Weight of words in Binary Reed-Muller code

Question

Assuming we construct a $(2^m, 2^{m+1}, 2^{m-1})$ Reed-Muller code from the $(4,8,2)$ even-weight code and the $(4,2,4)$ repetition code, how many words will there be of each weight?

Answer 1

We will show that in a Reed-Muller code, any word different from $0$ and $1$ has a weight equal to $2^{m-1}$.

Any word of the $RM(0,m)$ code, different from $0$ and $1$ is of the form $(u,u)$ or $(u,u+1)$ with $u\in RM(1,m-1)$.

If the codeword is of the form $(u,u)$,then $u$ can be neither $0$ or $1$ in $RM(1,m-1)$ since then,the codeword would be $0$ or $1$ in $RM(1,m)$. So,it follows from induction(*) that $u$ has weight equal to $2^{m-2}$ and $(u,u)$ has weight equal to $2(2^{m-2})=2^{m-1}$.

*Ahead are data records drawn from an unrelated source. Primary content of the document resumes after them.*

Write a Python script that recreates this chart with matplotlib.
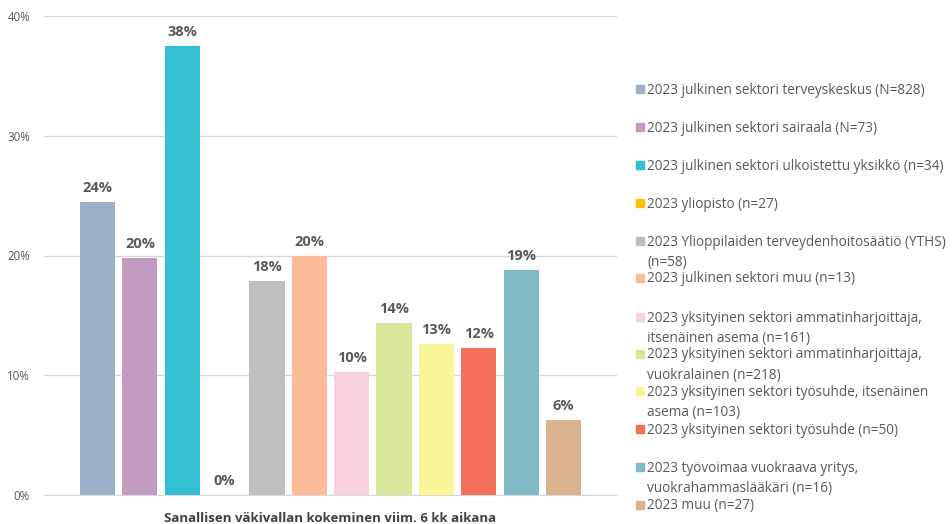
import matplotlib
matplotlib.use("Agg")
import matplotlib.pyplot as plt
from matplotlib.patches import Rectangle
from matplotlib.ticker import PercentFormatter

plt.rcParams["font.family"] = ["Open Sans", "DejaVu Sans"]

labels = [
    "2023 julkinen sektori terveyskeskus (N=828)",
    "2023 julkinen sektori sairaala (N=73)",
    "2023 julkinen sektori ulkoistettu yksikkö (n=34)",
    "2023 yliopisto (n=27)",
    "2023 Ylioppilaiden terveydenhoitosäätiö (YTHS)\n(n=58)",
    "2023 julkinen sektori muu (n=13)",
    "2023 yksityinen sektori ammatinharjoittaja,\nitsenäinen asema (n=161)",
    "2023 yksityinen sektori ammatinharjoittaja,\nvuokralainen (n=218)",
    "2023 yksityinen sektori työsuhde, itsenäinen\nasema (n=103)",
    "2023 yksityinen sektori työsuhde (n=50)",
    "2023 työvoimaa vuokraava yritys,\nvuokrahammaslääkäri (n=16)",
    "2023 muu (n=27)",
]
values = [0.245, 0.198, 0.375, 0.0, 0.179, 0.200, 0.103, 0.144, 0.126, 0.123, 0.188, 0.063]
value_text = ["24%", "20%", "38%", "0%", "18%", "20%", "10%", "14%", "13%", "12%", "19%", "6%"]
colors = ["#9cb0c8", "#c29bc0", "#33bfd4", "#ffc000", "#bfbfbf", "#fdbb98",
          "#f9d0e0", "#d7e89a", "#fbf59a", "#f47058", "#80bac4", "#dbb28e"]
xlabel = "Sanallisen väkivallan kokeminen viim. 6 kk aikana"

W, H = 952, 524
fig = plt.figure(figsize=(W / 100, H / 100), dpi=100)
ax = fig.add_axes([44 / W, 1 - 495 / H, (617 - 44) / W, (495 - 16) / H])

xs = range(len(values))
ax.bar(xs, values, width=0.83, color=colors)
for x, v, t in zip(xs, values, value_text):
    ax.annotate(t, (x, v), xytext=(0, 5), textcoords="offset points",
                ha="center", va="bottom", fontsize=10.5, fontweight="bold",
                color="#595959")

ax.set_xlim(-1.265, len(values) - 1 + 1.265)
ax.set_ylim(0, 0.40)
ax.set_yticks([0, 0.1, 0.2, 0.3, 0.4])
ax.yaxis.set_major_formatter(PercentFormatter(1.0, decimals=0))
ax.tick_params(axis="y", length=0, pad=10, labelsize=8.3, labelcolor="#595959")
ax.set_xticks([])
ax.grid(axis="y", color="#d9d9d9", lw=1)
ax.set_axisbelow(True)
for s in ["top", "right", "left"]:
    ax.spines[s].set_visible(False)
ax.spines["bottom"].set_color("#d9d9d9")
ax.set_xlabel(xlabel, fontsize=9.5, fontweight="bold", color="#404040", labelpad=12)

# legend drawn by hand: each entry has a swatch and a (possibly wrapped) label
entry_y = [89, 127, 165, 203, 241, 278, 317, 354, 391, 429, 467, 505]
for y, lab, c in zip(entry_y, labels, colors):
    fig.patches.append(Rectangle((636 / W, 1 - (y + 4) / H), 8 / W, 8 / H,
                                 transform=fig.transFigure, color=c))
    fig.text(647 / W, 1 - (y - 6.5) / H, lab, fontsize=9.8, color="#595959",
             va="top", ha="left", linespacing=1.5)

fig.savefig("out.png", dpi=100)
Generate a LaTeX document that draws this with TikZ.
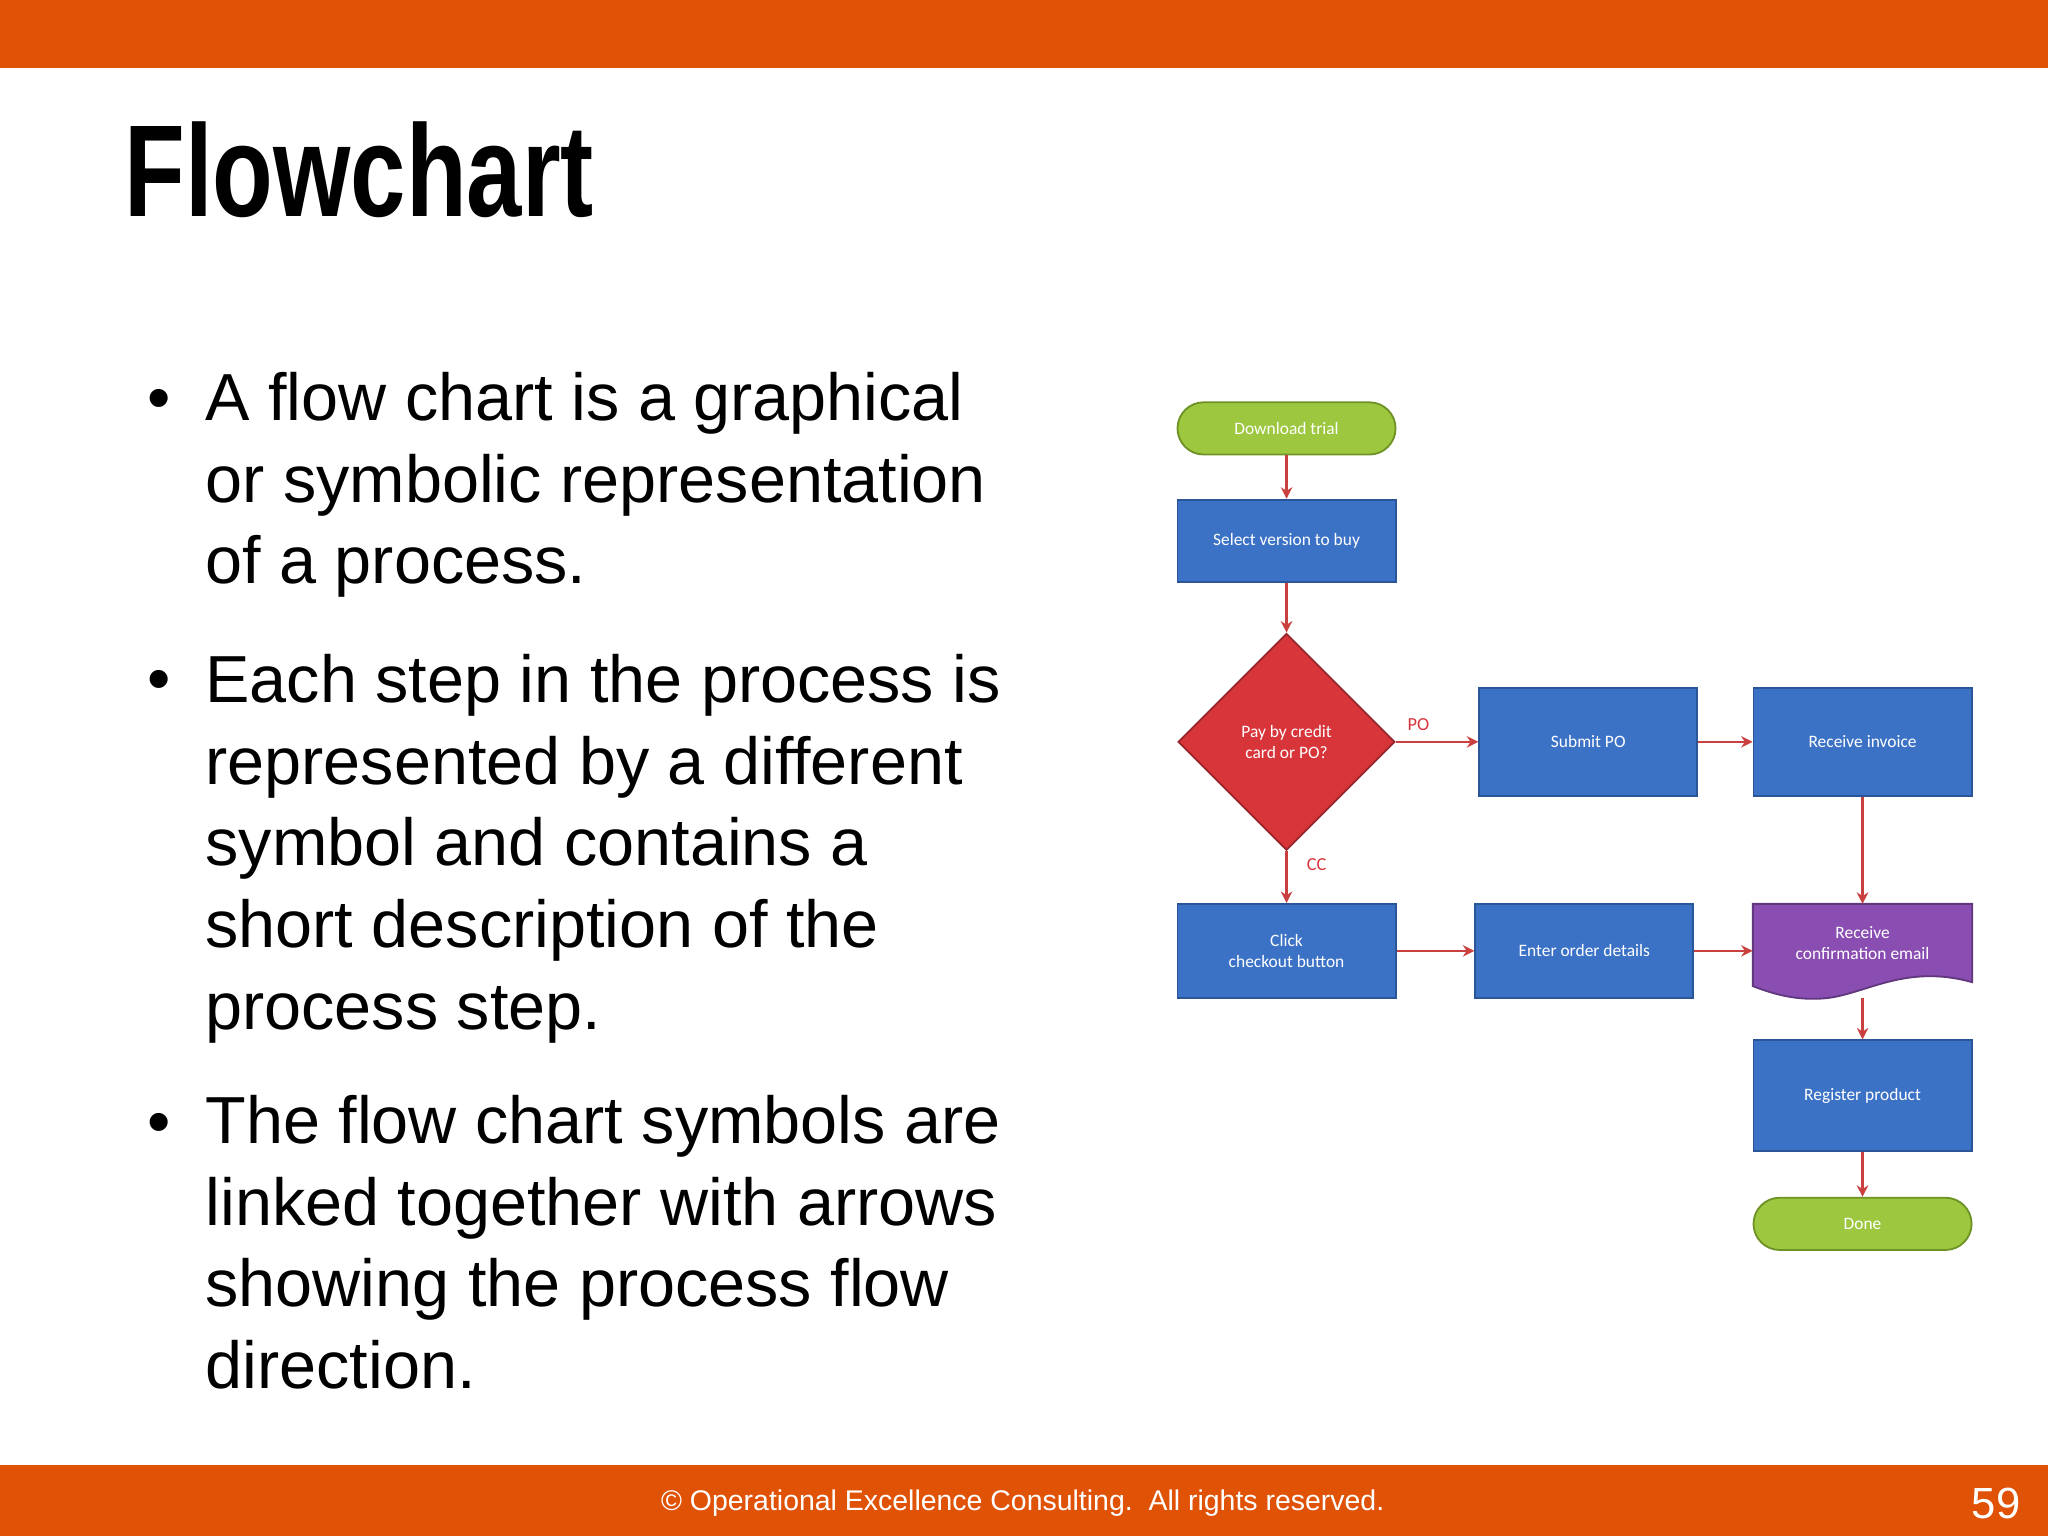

Now,let's assume that the codeword is of the form $(u,u+1)$.
If $u=0$, then $u+1$ is $1$ and it's weight is $2^{m-1}$.
If $u=1$, then $u+1$ is $0$ and it's weight is $2^{m-1}$
For any other $u\in RM(1,m-1)$ half of it's coordinates (it's symbols)are equal to $1$. Thus,in $u+1 \in RM(1,m)$ we likewise have half of its coordinates equal to $1$ and it follows that the weight of $(u,u+1)=2(2^{m-2})=2^{m-1}$

(*) Assuming that $RM(1,m-1)$ is a $[2^{m-1},m,2^{m-2}]$ code,we show that $RM(1,m)$ is a $[2^m,m+1,2^{m+1}]$ code.